La sentenza, inoltre stigmatizza altresì la violazione dei principi di buona fede e collaborazione da parte del Ministero, avendo richiesto integrazioni documentali a distanza di anni, in violazione dei  dei termini previsti dall’art 16 del D,lgs.n°206/2007 e dell’art 51 della Direttiva UE n°36/2005

“ Quindi ,ritenuta la possibilità di integrazione documentale da parte della Amministrazione (ex art. 2, comma 7, 6, comma 1, lett. b) e art. 10 bis, l. n. 241/1990), occorre osservare come l’inadempimento alla richiesta istruttoria – peraltro suscettibile di proroga ovvero di sospensione secondo i generali principi di proporzionalità e di favor in tema di libertà di circolazione prevista dalla Direttiva e dal Trattato – non può comunque condurre ex se al rigetto dell’istanza.

Infatti – come considerato al precedente paragrafo 3.1 – qualora venga presentato un titolo di formazione ai sensi dell’art. 13 della Direttiva, l’Amministrazione deve comunque valutare il percorso formativo del richiedente, come richiesto dall’Adunanza Plenaria, per successivamente decidere se riconoscere il titolo, disporre misure compensative anche nel massimo previsto dalla normativa europea, ovvero respingere motivatamente l’istanza.

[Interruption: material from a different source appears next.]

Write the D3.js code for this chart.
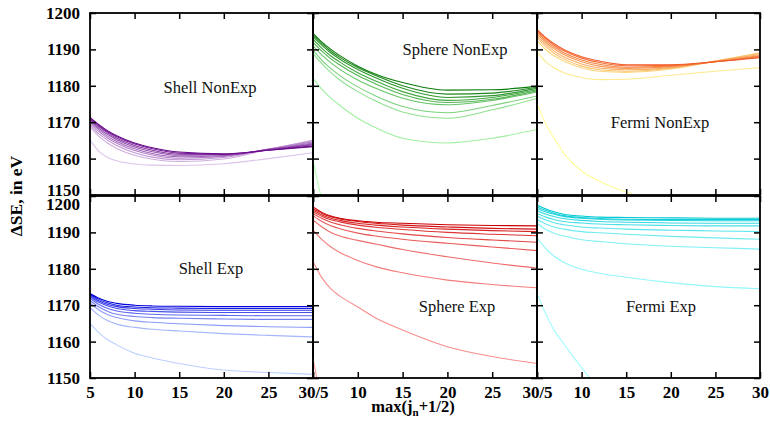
<!DOCTYPE html>
<html><head><meta charset="utf-8">
<script src="https://cdn.jsdelivr.net/npm/d3@7"></script>
<style>body{margin:0;background:#fff}svg{display:block}</style>
</head><body>
<svg id="c" width="770" height="423"></svg>
<script>
// ---------- DATA ----------
const xs = [5, 6, 7, 8, 10, 12, 15, 20, 25, 30];
const xTicks = [5, 10, 15, 20, 25, 30];
const yTicks = [1150, 1160, 1170, 1180, 1190, 1200];
const panelNames = ["Shell NonExp", "Sphere NonExp", "Fermi NonExp", "Shell Exp", "Sphere Exp", "Fermi Exp"];

const shellNonExp = [
  [1171.3, 1169.3, 1167.6, 1166.3, 1164.3, 1163.0, 1161.8, 1161.3, 1162.3, 1163.3],
  [1171.0, 1169.0, 1167.3, 1166.0, 1164.0, 1162.7, 1161.5, 1161.2, 1162.3, 1163.5],
  [1170.8, 1168.7, 1167.0, 1165.6, 1163.6, 1162.3, 1161.2, 1161.1, 1162.4, 1163.8],
  [1170.5, 1168.3, 1166.6, 1165.2, 1163.2, 1161.9, 1160.9, 1161.0, 1162.5, 1164.0],
  [1170.1, 1167.9, 1166.1, 1164.7, 1162.7, 1161.4, 1160.5, 1160.8, 1162.5, 1164.3],
  [1169.7, 1167.4, 1165.6, 1164.2, 1162.2, 1161.0, 1160.1, 1160.6, 1162.6, 1164.6],
  [1169.2, 1166.8, 1165.0, 1163.6, 1161.6, 1160.4, 1159.7, 1160.3, 1162.6, 1164.9],
  [1168.6, 1166.1, 1164.2, 1162.8, 1160.9, 1159.8, 1159.2, 1159.9, 1162.5, 1165.1],
  [1165.1, 1162.0, 1160.3, 1159.4, 1158.5, 1158.2, 1158.1, 1158.6, 1160.0, 1161.6]
];
const sphereNonExp = [
  [1194.4, 1192.0, 1190.0, 1188.3, 1185.4, 1183.2, 1180.9, 1178.8, 1178.9, 1179.9],
  [1194.0, 1191.6, 1189.5, 1187.8, 1185.0, 1182.8, 1180.0, 1177.7, 1178.0, 1179.6],
  [1193.5, 1191.1, 1189.0, 1187.3, 1184.5, 1182.2, 1179.3, 1176.8, 1177.3, 1179.3],
  [1192.8, 1190.3, 1188.2, 1186.5, 1183.6, 1181.3, 1178.4, 1176.0, 1176.8, 1178.9],
  [1192.0, 1189.5, 1187.4, 1185.7, 1182.8, 1180.5, 1177.6, 1175.4, 1176.3, 1178.6],
  [1191.0, 1188.4, 1186.3, 1184.5, 1181.6, 1179.3, 1176.6, 1174.8, 1176.0, 1178.3],
  [1189.8, 1187.0, 1184.7, 1182.8, 1179.7, 1177.2, 1174.3, 1172.6, 1174.6, 1177.2],
  [1188.9, 1186.0, 1183.6, 1181.6, 1178.4, 1175.8, 1172.8, 1171.1, 1173.4, 1176.5],
  [1182.1, 1179.0, 1176.6, 1174.6, 1171.1, 1168.5, 1165.6, 1164.3, 1165.6, 1168.0],
  [1159.6, 1148.5, 1140.0, 1133.0, 1123.0, 1116.0, 1108.0, 1100.0, 1095.0, 1092.0]
];
const fermiNonExp = [
  [1195.5, 1193.2, 1191.4, 1190.0, 1188.0, 1186.8, 1185.8, 1185.8, 1186.6, 1187.7],
  [1195.2, 1192.9, 1191.0, 1189.6, 1187.6, 1186.4, 1185.5, 1185.6, 1186.6, 1187.9],
  [1194.8, 1192.4, 1190.5, 1189.1, 1187.1, 1185.9, 1185.1, 1185.4, 1186.6, 1188.1],
  [1194.3, 1191.9, 1190.0, 1188.6, 1186.6, 1185.4, 1184.8, 1185.2, 1186.7, 1188.3],
  [1193.8, 1191.3, 1189.4, 1188.0, 1186.0, 1184.9, 1184.4, 1185.0, 1186.7, 1188.6],
  [1193.2, 1190.7, 1188.8, 1187.4, 1185.4, 1184.4, 1184.0, 1184.8, 1186.8, 1188.9],
  [1192.4, 1189.9, 1188.1, 1186.8, 1184.9, 1184.0, 1183.7, 1184.6, 1186.8, 1189.1],
  [1189.4, 1186.6, 1184.8, 1183.6, 1182.3, 1181.7, 1181.8, 1182.9, 1184.0, 1185.0],
  [1175.2, 1169.4, 1165.3, 1161.5, 1156.6, 1153.8, 1150.8, 1147.0, 1144.0, 1142.0]
];
const shellExp = [
  [1173.2, 1171.9, 1171.0, 1170.5, 1170.0, 1169.8, 1169.7, 1169.6, 1169.6, 1169.6],
  [1173.0, 1171.6, 1170.6, 1170.0, 1169.5, 1169.3, 1169.2, 1169.1, 1169.1, 1169.1],
  [1172.7, 1171.2, 1170.2, 1169.6, 1169.1, 1168.9, 1168.7, 1168.6, 1168.6, 1168.6],
  [1172.3, 1170.8, 1169.8, 1169.1, 1168.5, 1168.3, 1168.1, 1168.0, 1168.0, 1168.0],
  [1171.9, 1170.2, 1169.1, 1168.4, 1167.8, 1167.5, 1167.3, 1167.2, 1167.1, 1167.1],
  [1171.3, 1169.5, 1168.3, 1167.5, 1166.9, 1166.6, 1166.4, 1166.2, 1166.1, 1166.1],
  [1170.6, 1168.7, 1167.4, 1166.6, 1165.7, 1165.3, 1164.9, 1164.4, 1164.1, 1163.9],
  [1169.4, 1167.2, 1165.7, 1164.8, 1163.9, 1163.4, 1162.9, 1162.2, 1161.7, 1161.3],
  [1165.0, 1162.4, 1160.5, 1159.1, 1156.8, 1155.5, 1154.0, 1152.2, 1151.5, 1151.0]
];
const sphereExp = [
  [1197.0, 1195.5, 1194.5, 1193.9, 1193.2, 1192.8, 1192.5, 1192.1, 1191.9, 1191.8],
  [1196.5, 1195.2, 1194.3, 1193.7, 1193.0, 1192.5, 1192.0, 1191.5, 1191.1, 1190.9],
  [1196.1, 1194.8, 1193.9, 1193.3, 1192.5, 1192.0, 1191.5, 1190.9, 1190.5, 1190.2],
  [1195.7, 1194.4, 1193.5, 1192.9, 1192.0, 1191.4, 1190.8, 1190.0, 1189.5, 1189.1],
  [1195.2, 1193.8, 1192.8, 1192.1, 1191.1, 1190.4, 1189.6, 1188.6, 1187.9, 1187.3],
  [1194.6, 1193.0, 1191.8, 1191.0, 1189.8, 1189.0, 1188.1, 1187.0, 1186.0, 1185.0],
  [1193.4, 1191.5, 1190.0, 1189.0, 1187.8, 1186.8, 1185.3, 1183.3, 1181.6, 1180.2],
  [1190.7, 1188.0, 1186.0, 1184.5, 1182.3, 1180.6, 1178.9, 1176.9, 1175.7, 1174.8],
  [1182.0, 1177.5, 1174.5, 1172.5, 1169.5, 1166.5, 1163.2, 1158.6, 1155.9, 1154.0],
  [1155.5, 1143.0, 1134.0, 1127.0, 1117.0, 1110.0, 1102.0, 1094.0, 1089.0, 1086.0]
];
const fermiExp = [
  [1197.5, 1196.4, 1195.6, 1195.0, 1194.5, 1194.2, 1194.1, 1194.0, 1193.9, 1193.9],
  [1197.0, 1196.0, 1195.2, 1194.6, 1194.1, 1193.8, 1193.6, 1193.5, 1193.5, 1193.5],
  [1196.6, 1195.6, 1194.9, 1194.4, 1193.9, 1193.6, 1193.4, 1193.3, 1193.2, 1193.2],
  [1196.0, 1195.0, 1194.3, 1193.8, 1193.3, 1193.0, 1192.8, 1192.6, 1192.5, 1192.5],
  [1195.2, 1194.2, 1193.5, 1193.0, 1192.6, 1192.3, 1192.1, 1191.9, 1191.8, 1191.8],
  [1194.5, 1193.4, 1192.6, 1192.1, 1191.5, 1191.2, 1190.9, 1190.6, 1190.4, 1190.2],
  [1193.6, 1192.3, 1191.4, 1190.9, 1190.2, 1189.9, 1189.5, 1188.9, 1188.5, 1188.1],
  [1192.5, 1190.8, 1189.7, 1189.0, 1188.0, 1187.5, 1186.9, 1186.2, 1185.8, 1185.4],
  [1188.5, 1185.5, 1183.3, 1181.8, 1179.9, 1178.8, 1177.7, 1176.2, 1175.1, 1174.5],
  [1173.3, 1167.5, 1162.8, 1159.4, 1152.8, 1147.0, 1140.0, 1132.0, 1126.0, 1122.0]
];

// ---------- STYLE / LAYOUT ----------
const panelSeries = [shellNonExp, sphereNonExp, fermiNonExp, shellExp, sphereExp, fermiExp];
const panelColors = [
  ["#6a0a8c", "#dcc4ea"],
  ["#0a7a0a", "#b4ffb4"],
  ["#f25a28", "#ffff99"],
  ["#0000dc", "#bcd0ff"],
  ["#cc0000", "#ffa0a0"],
  ["#00c8d4", "#a4fcff"]
];
const labelPos = [[210, 93], [455, 55], [660, 128], [211, 274], [457, 312], [661, 312]];
const colX = [90, 313, 537, 760];
const rowY = [[13, 195], [196, 378]];
const serif = "'Liberation Serif','Times New Roman',serif";

const svg = d3.select("#c");
const defs = svg.append("defs");

panelSeries.forEach((series, p) => {
  const col = p % 3, row = Math.floor(p / 3);
  const x0 = colX[col], x1 = colX[col + 1];
  const [yTop, yBot] = rowY[row];
  const x = d3.scaleLinear().domain([5, 30]).range([x0, x1]);
  const y = d3.scaleLinear().domain([1150, 1200]).range([yBot, yTop]);

  defs.append("clipPath").attr("id", "clip" + p)
    .append("rect").attr("x", x0).attr("y", yTop).attr("width", x1 - x0).attr("height", yBot - yTop);

  const g = svg.append("g");
  const color = d3.interpolateRgb(panelColors[p][0], panelColors[p][1]);
  const line = d3.line().x((d, i) => x(xs[i])).y(d => y(d)).curve(d3.curveMonotoneX);
  const cg = g.append("g").attr("clip-path", `url(#clip${p})`);
  series.slice().reverse().forEach((s, ri) => {
    const i = series.length - 1 - ri;
    cg.append("path").attr("d", line(s)).attr("fill", "none")
      .attr("stroke", color(series.length > 1 ? i / (series.length - 1) : 0))
      .attr("stroke-width", 1.1);
  });

  // ticks on all four sides, inward
  const fmtNone = () => "";
  const bottomFmt = row === 1 ? (d => {
    if (col === 0) return d === 30 ? "30/5" : d;
    if (col === 1) return d === 5 ? "" : (d === 30 ? "30/5" : d);
    return d === 5 ? "" : d;
  }) : fmtNone;
  const axB = g.append("g").attr("transform", `translate(0,${yBot})`)
    .call(d3.axisBottom(x).tickValues(xTicks).tickSize(-6).tickPadding(8).tickFormat(bottomFmt));
  const axT = g.append("g").attr("transform", `translate(0,${yTop})`)
    .call(d3.axisTop(x).tickValues(xTicks).tickSize(-6).tickFormat(fmtNone));
  const leftFmt = col === 0 ? (d => d) : fmtNone;
  const axL = g.append("g").attr("transform", `translate(${x0},0)`)
    .call(d3.axisLeft(y).tickValues(yTicks).tickSize(-6).tickPadding(10).tickFormat(leftFmt));
  const axR = g.append("g").attr("transform", `translate(${x1},0)`)
    .call(d3.axisRight(y).tickValues(yTicks).tickSize(-6).tickFormat(fmtNone));
  [axB, axT, axL, axR].forEach(a => {
    a.select(".domain").remove();
    a.selectAll(".tick line").attr("stroke", "#000").attr("stroke-width", 1.5);
    a.selectAll("text").attr("font-family", serif).attr("font-size", 17)
      .attr("font-weight", "bold").attr("fill", "#000");
  });
  // overlapping labels at shared border
  if (col === 0) {
    axL.selectAll(".tick text").filter(d => row === 0 && d === 1150).attr("dy", "0.05em");
    axL.selectAll(".tick text").filter(d => row === 1 && d === 1200).attr("dy", "0.78em");
  }

  g.append("rect").attr("x", x0).attr("y", yTop).attr("width", x1 - x0).attr("height", yBot - yTop)
    .attr("fill", "none").attr("stroke", "#000").attr("stroke-width", 1.8);

  g.append("text").attr("x", labelPos[p][0]).attr("y", labelPos[p][1])
    .attr("text-anchor", "middle").attr("font-family", serif).attr("font-size", 16.5)
    .attr("fill", "#111").text(panelNames[p]);
});

// axis titles
svg.append("text").attr("transform", "translate(22,196) rotate(-90)")
  .attr("text-anchor", "middle").attr("font-family", serif).attr("font-size", 17.5)
  .attr("font-weight", "bold").text("ΔSE, in eV");

const xl = svg.append("text").attr("x", 413).attr("y", 412).attr("text-anchor", "middle")
  .attr("font-family", serif).attr("font-size", 16.5).attr("font-weight", "bold");
xl.append("tspan").text("max(j");
xl.append("tspan").attr("font-size", 11).attr("dy", 4).text("n");
xl.append("tspan").attr("dy", -4).text("+1/2)");
</script>
</body></html>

A ciò si aggiunge che, nel caso di specie, l’amministrazione non ha seguito la procedura prevista dalla Direttiva, che all’art. 51 (rubricato “Procedura di riconoscimento delle qualifiche professionali”) stabilisce: “1. L’autorità competente dello Stato membro ospitante accusa ricevuta della documentazione del richiedente entro un mese a partire dal suo ricevimento e lo informa eventualmente dei documenti mancanti. 2. La procedura d’esame della richiesta di autorizzazione per l’esercizio di una professione regolamentata va completata prima possibile con una decisione debitamente motivata dell’autorità competente dello Stato membro ospitante e comunque entro tre mesi a partire dalla presentazione della documentazione completa da parte dell’interessato.

Il Ministero Istruzione e Merito è stato quindi condannato a valutare l’equipollenza dell’attestato di formazione, anche alfine di disporre opportune e proporzionate misure compensative ai sensi dell’art. 14 sopra richiamato della Direttiva 2005/36/CE.